[EM] IRVie majority

MIKE OSSIPOFF nkklrp at hotmail.com
Wed Dec 13 23:43:35 PST 2000



Maybe it should be clarified again that the IRVies have their
own unique definition of what it means for a candidate to have
a majority:

IRVies claim that after IRV eliminates all but 2 candidates, and
a majority of all the voters prefer one of those to the other
(as they surely will if no one equal-rates any candidates),
then that means that that more preferred of those 2 candidates
"has a majority" and is a "majority winner".

Yes, I know that's asinine, but that's how the IRVies, all over
the country are using "majority".

That isn't "having a majority" or being a "majority winner" in
any accepted sense of those terms. "Having a majority" or
"being a majority winner" means being the favorite of a majority.
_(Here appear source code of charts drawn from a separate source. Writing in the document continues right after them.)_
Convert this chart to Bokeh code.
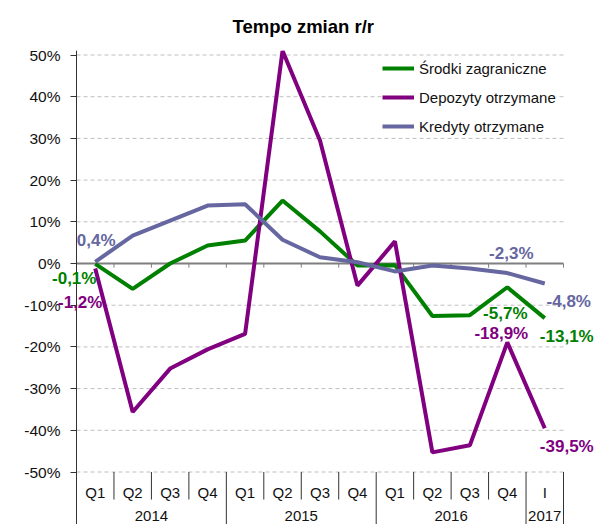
from bokeh.plotting import figure
from bokeh.models import FixedTicker, PrintfTickFormatter, Label, Range1d, Legend, LegendItem
from bokeh.core.properties import value
from bokeh.embed import file_html
from bokeh.resources import INLINE

# ---- data ----
quarters = ["Q1", "Q2", "Q3", "Q4", "Q1", "Q2", "Q3", "Q4", "Q1", "Q2", "Q3", "Q4", "I"]
years = ["2014", "2015", "2016", "2017"]
year_sizes = [4, 4, 4, 1]
srodki = [-0.1, -6.1, 0.0, 4.3, 5.5, 15.1, 7.7, -0.5, -0.4, -12.6, -12.4, -5.7, -13.1]
depozyty = [-1.2, -35.6, -25.2, -20.6, -16.9, 51.0, 29.5, -5.3, 5.3, -45.3, -43.6, -18.9, -39.5]
kredyty = [0.4, 6.7, 10.3, 13.9, 14.2, 5.7, 1.5, 0.3, -1.9, -0.5, -1.2, -2.3, -4.8]
y_ticks = [-50, -40, -30, -20, -10, 0, 10, 20, 30, 40, 50]

GREEN = "#008000"
PURPLE = "#800080"
SLATE = "#6666A0"
FONT = "Liberation Sans"

n = len(quarters)
xs = [i + 0.5 for i in range(n)]

W, H = 596, 524
TOP = 50
unit_x = 487 / n          # px per category
unit_y = 4.17             # px per percent
zero_px = 263
x_start = -76 / unit_x
x_end = (W - 76) / unit_x
y_end = (zero_px - TOP) / unit_y
y_start = (zero_px - H) / unit_y

p = figure(width=W, height=H, output_backend="svg", toolbar_location=None,
           x_range=Range1d(x_start, x_end), y_range=Range1d(y_start, y_end),
           x_axis_location=None, min_border_left=0, min_border_right=0,
           min_border_top=TOP, min_border_bottom=0)
p.outline_line_color = None
p.background_fill_color = "white"

# title
p.title.text = "Tempo zmian r/r"
p.title.text_font = FONT
p.title.text_font_size = "18.5px"
p.title.text_font_style = "bold"
p.title.text_color = "black"
p.title.align = "left"
p.title.offset = 232
p.title.standoff = 27

# y axis placed at x = 0 inside the frame
p.yaxis.fixed_location = 0
p.yaxis.ticker = FixedTicker(ticks=y_ticks)
p.yaxis.formatter = PrintfTickFormatter(format="%d%%")
p.yaxis.major_label_text_font = FONT
p.yaxis.major_label_text_font_size = "15.5px"
p.yaxis.major_label_text_color = "#111111"
p.yaxis.axis_line_color = "#333333"
p.yaxis.major_tick_line_color = "#333333"
p.yaxis.major_tick_out = 6
p.yaxis.major_tick_in = 0
p.yaxis.minor_tick_line_color = None
p.yaxis.major_label_standoff = 10

p.xgrid.visible = False
p.ygrid.visible = False

# horizontal dashed grid lines over the category span
grid_vals = [t for t in y_ticks if t != 0]
p.segment(x0=[0] * len(grid_vals), y0=grid_vals, x1=[n] * len(grid_vals), y1=grid_vals,
          line_color="#BFBFBF", line_width=1, line_dash="4 3")

# zero line with ticks
p.segment(x0=[0], y0=[0], x1=[n], y1=[0], line_color="#7F7F7F", line_width=2)
bx = list(range(1, n + 1))
p.segment(x0=bx, y0=[0] * len(bx), x1=bx, y1=[-1.0] * len(bx), line_color="#7F7F7F", line_width=1)

# category axis (drawn inside the extended frame)
year_bounds = []
acc = 0
for s in year_sizes:
    acc += s
    year_bounds.append(acc)
q_bounds = [b for b in range(1, n) if b not in year_bounds]
p.segment(x0=q_bounds, y0=[-50] * len(q_bounds), x1=q_bounds, y1=[-56.6] * len(q_bounds),
          line_color="#333333", line_width=1)
p.segment(x0=year_bounds, y0=[-50] * len(year_bounds), x1=year_bounds, y1=[y_start] * len(year_bounds),
          line_color="#333333", line_width=1)
p.text(x=xs, y=[-54.9] * n, text=quarters, text_font=value(FONT), text_font_size="15px",
       text_align="center", text_baseline="middle", text_color="#111111")
year_centers = []
start = 0
for s in year_sizes:
    year_centers.append(start + s / 2)
    start += s
p.text(x=year_centers, y=[-60.6] * len(years), text=years, text_font=value(FONT), text_font_size="15px",
       text_align="center", text_baseline="middle", text_color="#111111")

# series
r1 = p.line(xs, srodki, line_color=GREEN, line_width=4)
r2 = p.line(xs, depozyty, line_color=PURPLE, line_width=4)
r3 = p.line(xs, kredyty, line_color=SLATE, line_width=4)

legend = Legend(items=[LegendItem(label="Środki zagraniczne", renderers=[r1]),
                       LegendItem(label="Depozyty otrzymane", renderers=[r2]),
                       LegendItem(label="Kredyty otrzymane", renderers=[r3])],
                location=(382, H - 135))
legend.glyph_width = 32
legend.glyph_height = 18
legend.label_height = 18
legend.spacing = 11
legend.padding = 2
legend.margin = 0
legend.label_standoff = 5
legend.border_line_color = None
legend.background_fill_color = "white"
legend.background_fill_alpha = 1
legend.label_text_font = FONT
legend.label_text_font_size = "15px"
legend.label_text_color = "#111111"
p.add_layout(legend)

# data labels: (series values, color, index, dx, dy)
label_specs = [
    (kredyty, SLATE, 0, 1, 21),
    (srodki, GREEN, 0, -21, -15),
    (depozyty, PURPLE, 0, -15, -34),
    (kredyty, SLATE, 11, 4, 20),
    (kredyty, SLATE, 12, 24, -18),
    (srodki, GREEN, 11, -2, -26),
    (depozyty, PURPLE, 11, -6, 9),
    (srodki, GREEN, 12, 22, -18),
    (depozyty, PURPLE, 12, 22, -18),
]
for vals, col, i, dx, dy in label_specs:
    txt = f"{vals[i]:.1f}".replace(".", ",") + "%"
    p.add_layout(Label(x=xs[i], y=vals[i], text=txt, x_offset=dx, y_offset=dy,
                       text_align="center", text_baseline="middle",
                       text_font=FONT, text_font_size="17px", text_font_style="bold",
                       text_color=col))

open("out.html", "w").write(file_html(p, INLINE))
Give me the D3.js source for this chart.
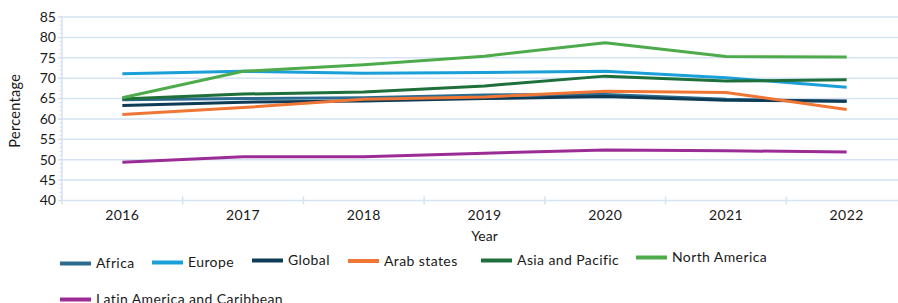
<!DOCTYPE html>
<html><head><meta charset="utf-8">
<script src="https://cdn.jsdelivr.net/npm/d3@7"></script>
<style>
html,body{margin:0;padding:0;background:#fff;}
svg{display:block;font-family:Lato, "Noto Sans", sans-serif;}
</style></head>
<body><svg id="c" width="898" height="303"></svg>
<script>
const years = ["2016","2017","2018","2019","2020","2021","2022"];
const seriesNames = ["Africa","Europe","Global","Arab states","Asia and Pacific","North America","Latin America and Caribbean"];
const seriesColors = ["#2b6b8f","#1a9fd9","#0e3b55","#ef7634","#1f6f3b","#4eab4b","#9c2c95"];
const africa   = [64.7, 65.0, 65.2, 65.9, 66.0, 64.8, 64.3];
const europe   = [71.1, 71.7, 71.2, 71.4, 71.7, 70.1, 67.8];
const global   = [63.3, 64.1, 64.4, 65.0, 65.5, 64.6, 64.4];
const arab     = [61.1, 62.8, 64.8, 65.4, 66.8, 66.5, 62.3];
const asia     = [64.9, 66.1, 66.6, 68.1, 70.5, 69.3, 69.6];
const northAm  = [65.2, 71.7, 73.3, 75.4, 78.7, 75.3, 75.2];
const latinAm  = [49.4, 50.7, 50.7, 51.6, 52.4, 52.2, 51.9];
const yTicks = [40,45,50,55,60,65,70,75,80,85];
const allValues = [africa, europe, global, arab, asia, northAm, latinAm];

(function(){
const svg = d3.select("#c");
const pL = 62, pR = 907, pT = 17, pB = 200.5;
const x = d3.scaleBand().domain(years).range([pL, pR]);
const y = d3.scaleLinear().domain([40,85]).range([pB, pT]);
const grid = "#d5e3f3";

svg.append("g").selectAll("line").data(yTicks).join("line")
  .attr("x1", pL-4).attr("x2", 898)
  .attr("y1", d=>y(d)).attr("y2", d=>y(d))
  .attr("stroke", grid).attr("stroke-width", 1.5);

svg.append("line").attr("x1", pL).attr("x2", pL).attr("y1", pT).attr("y2", pB)
  .attr("stroke", grid).attr("stroke-width", 1.5);
svg.append("g").selectAll("line").data(d3.range(40,86,1)).join("line")
  .attr("x1", pL-2.5).attr("x2", pL)
  .attr("y1", d=>y(d)).attr("y2", d=>y(d))
  .attr("stroke", "#c9d6e4").attr("stroke-width", 0.8);

const bounds = years.map(d=>x(d)).concat([pR]);
svg.append("g").selectAll("line").data(bounds).join("line")
  .attr("x1", d=>d).attr("x2", d=>d).attr("y1", pB-4).attr("y2", pB+4)
  .attr("stroke", grid).attr("stroke-width", 1.5);

svg.append("g").selectAll("text").data(yTicks).join("text")
  .attr("x", pL-6).attr("y", d=>y(d)).attr("dy","0.35em")
  .attr("text-anchor","end").attr("font-size",14).attr("fill","#1a1a1a")
  .text(d=>d);
svg.append("g").selectAll("text").data(years).join("text")
  .attr("x", d=>x(d)+x.bandwidth()/2).attr("y", 215).attr("dy","0.35em")
  .attr("text-anchor","middle").attr("font-size",14).attr("letter-spacing",0.4).attr("fill","#1a1a1a")
  .text(d=>d);
svg.append("text").attr("x", (pL+pR)/2).attr("y", 236).attr("dy","0.35em")
  .attr("text-anchor","middle").attr("font-size",14).attr("fill","#1a1a1a").text("Year");
svg.append("text").attr("transform", `translate(15,${(pT+pB)/2+2}) rotate(-90)`)
  .attr("dy","0.35em").attr("text-anchor","middle").attr("font-size",14.5).attr("letter-spacing",0.3).attr("fill","#1a1a1a").text("Percentage");

const line = d3.line().x((d,i)=>x(years[i])+x.bandwidth()/2).y(d=>y(d)).curve(d3.curveLinear);
svg.append("g").selectAll("path").data(allValues).join("path")
  .attr("d", d=>line(d)).attr("fill","none")
  .attr("stroke", (d,i)=>seriesColors[i]).attr("stroke-width", 3)
  .attr("stroke-linejoin","round");

const legendPos = [[60,263.5],[152,262.5],[252,260.5],[348,261],[481,260.5],[636,257.5],[60,299.5]];
const lg = svg.append("g").selectAll("g").data(seriesNames).join("g")
  .attr("transform", (d,i)=>`translate(${legendPos[i][0]},${legendPos[i][1]})`);
lg.append("line").attr("x1",0).attr("x2",31).attr("y1",0).attr("y2",0)
  .attr("stroke",(d,i)=>seriesColors[i]).attr("stroke-width",4);
lg.append("text").attr("x",36).attr("y",0).attr("dy","0.35em")
  .attr("font-size",14).attr("letter-spacing",0.4).attr("fill","#1a1a1a").text(d=>d);
})();
</script></body></html>
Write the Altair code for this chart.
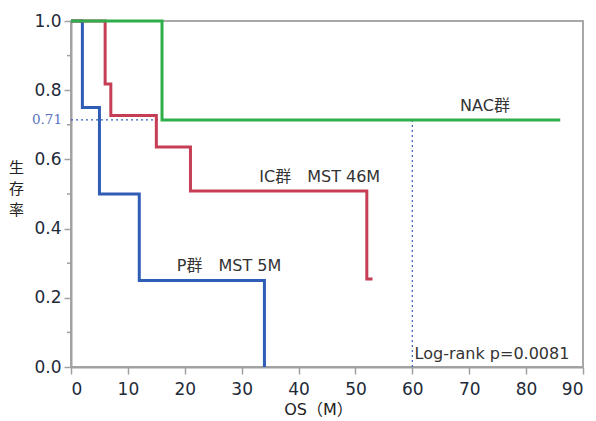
import altair as alt
import pandas as pd

# Kaplan-Meier step data (months, survival)
p_time = [0, 2, 5, 12, 34]
p_surv = [1.0, 0.75, 0.5, 0.25, 0.0]
ic_time = [0, 6, 7, 15, 21, 52, 53]
ic_surv = [1.0, 0.818, 0.727, 0.636, 0.509, 0.2545, 0.2545]
nac_time = [0, 16, 86]
nac_surv = [1.0, 0.714, 0.714]

groups = ["P群", "IC群", "NAC群"]
colors = ["#2f5db5", "#c63e55", "#2fae4c"]

y_major = [0.0, 0.2, 0.4, 0.6, 0.8, 1.0]
y_minor = [0.1, 0.3, 0.5, 0.7, 0.9]
x_ticks = [0, 10, 20, 30, 40, 50, 60, 70, 80, 90]

ann_text = ["NAC群", "IC群　MST 46M", "P群　MST 5M", "Log-rank  p=0.0081"]
ann_x = [68.4, 33.1, 18.6, 60.4]
ann_y = [0.755, 0.55, 0.292, 0.038]

ref_value = 0.714
ref_time = 60
ref_start = 16

FONT = "DejaVu Sans, Noto Sans CJK JP"
CJK = "Noto Sans CJK JP"

rows = []
for g, ts, ss in [("P群", p_time, p_surv), ("IC群", ic_time, ic_surv), ("NAC群", nac_time, nac_surv)]:
    for i, (t, s) in enumerate(zip(ts, ss)):
        rows.append({"group": g, "t": t, "s": s, "order": i})
km = pd.DataFrame(rows)

xscale = alt.Scale(domain=[0, 90], nice=False, zero=False)
yscale = alt.Scale(domain=[0, 1], nice=False)

base_x = alt.X("t:Q", scale=xscale,
               axis=alt.Axis(values=x_ticks, title="OS（M）", format="d",
                             labelPadding=7, titlePadding=4, titleFontSize=16, titleX=247))
base_y = alt.Y("s:Q", scale=yscale,
               axis=alt.Axis(values=y_major, format=".1f", title=["生", "存", "率"],
                             titleFont=CJK, titleFontSize=15,
                             titleAngle=0, titleAlign="center", titleBaseline="top",
                             titleX=-55, titleY=139, titleLineHeight=21, labelPadding=3))

lines = alt.Chart(km).mark_line(interpolate="step-after", strokeWidth=3).encode(
    x=base_x,
    y=base_y,
    color=alt.Color("group:N", scale=alt.Scale(domain=groups, range=colors), legend=None),
    order="order:Q",
)

hline = alt.Chart(pd.DataFrame({"x": [0], "x2": [ref_start], "y": [ref_value]})).mark_rule(
    color="#3a5fc0", strokeDash=[2, 3], strokeWidth=1.2
).encode(x=alt.X("x:Q", scale=xscale), x2="x2:Q", y=alt.Y("y:Q", scale=yscale))

vline = alt.Chart(pd.DataFrame({"x": [ref_time], "y": [0], "y2": [ref_value]})).mark_rule(
    color="#3a5fc0", strokeDash=[2, 3], strokeWidth=1.2
).encode(x=alt.X("x:Q", scale=xscale), y=alt.Y("y:Q", scale=yscale), y2="y2:Q")

minor = alt.Chart(pd.DataFrame({"y": y_minor})).mark_rule(color="#a0a0a0", strokeWidth=1.5).encode(
    y=alt.Y("y:Q", scale=yscale), x=alt.value(-4), x2=alt.value(0)
)

ref_label = alt.Chart(pd.DataFrame({"y": [ref_value], "t": ["0.71"]})).mark_text(
    align="right", baseline="middle", font="DejaVu Serif", fontSize=13.5, color="#5b75c0"
).encode(y=alt.Y("y:Q", scale=yscale), x=alt.value(-9), text="t:N")

ann = alt.Chart(pd.DataFrame({"x": ann_x, "y": ann_y, "t": ann_text})).mark_text(
    align="left", baseline="middle", font=FONT, fontSize=16, color="#333333"
).encode(x=alt.X("x:Q", scale=xscale), y=alt.Y("y:Q", scale=yscale), text="t:N")

chart = alt.layer(hline, vline, lines, minor, ref_label, ann).properties(
    width=512, height=346,
    autosize=alt.AutoSizeParams(type="none"),
    padding={"left": 63, "top": 13, "right": 5, "bottom": 50},
).configure_view(
    stroke="#a8a8a8", strokeWidth=2
).configure_axis(
    grid=False, domainColor="#a0a0a0", domainWidth=2, tickColor="#a0a0a0", tickWidth=1.5,
    tickSize=7, labelFont=FONT, labelFontSize=17, labelColor="#1e2a3a",
    titleFont=FONT, titleFontSize=17, titleColor="#222222", titleFontWeight="normal",
)

chart.save("out.html", embed_options={"renderer": "svg", "actions": False})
Don has previously said that IRV is good because it "produces"
a majority. Manufactures one. Counterfeits one.

It was also pointed out that there's something funny about the
IRVie claim that IRV is good because it elects someone who has
a majority of the votes. The meaning of having that majority of
the votes of course depends on how they've been gotten. They've
been gotten by IRV's rules for passing votes around. The
meaning of having that majority of the votes depends on the
legitimacy of IRV's rules that gave him those votes. And how
do we know that IRV's rules are good? Why because IRV elects
someone who has a majority of the votes :-)

A majority can get any result that it agrees upon. If what it
agrees upon is that a certain candidate's election would be less
desirable than that of certain other candidates, then they can
, with most methods, only get their way on that with strategy
sometimes.

Since a majority can always get its way, then, but sometimes only
by strategy, it makes sense to talk about majority rule in terms
of what they have to do in order to get their way. So here's a
simple & modest criterion about that:

Weak Defensive Strategy Criterion (WDSC):

If a majority of all the voters prefer A to B, then they should
be able to ensure that B won't win without any member of that
majority voting a less-liked candidate over a more-liked one.

[end of definition]

This is a minimal majority rule criterion. IRV fails, along with
Plurality. Approval & Condorcet pass.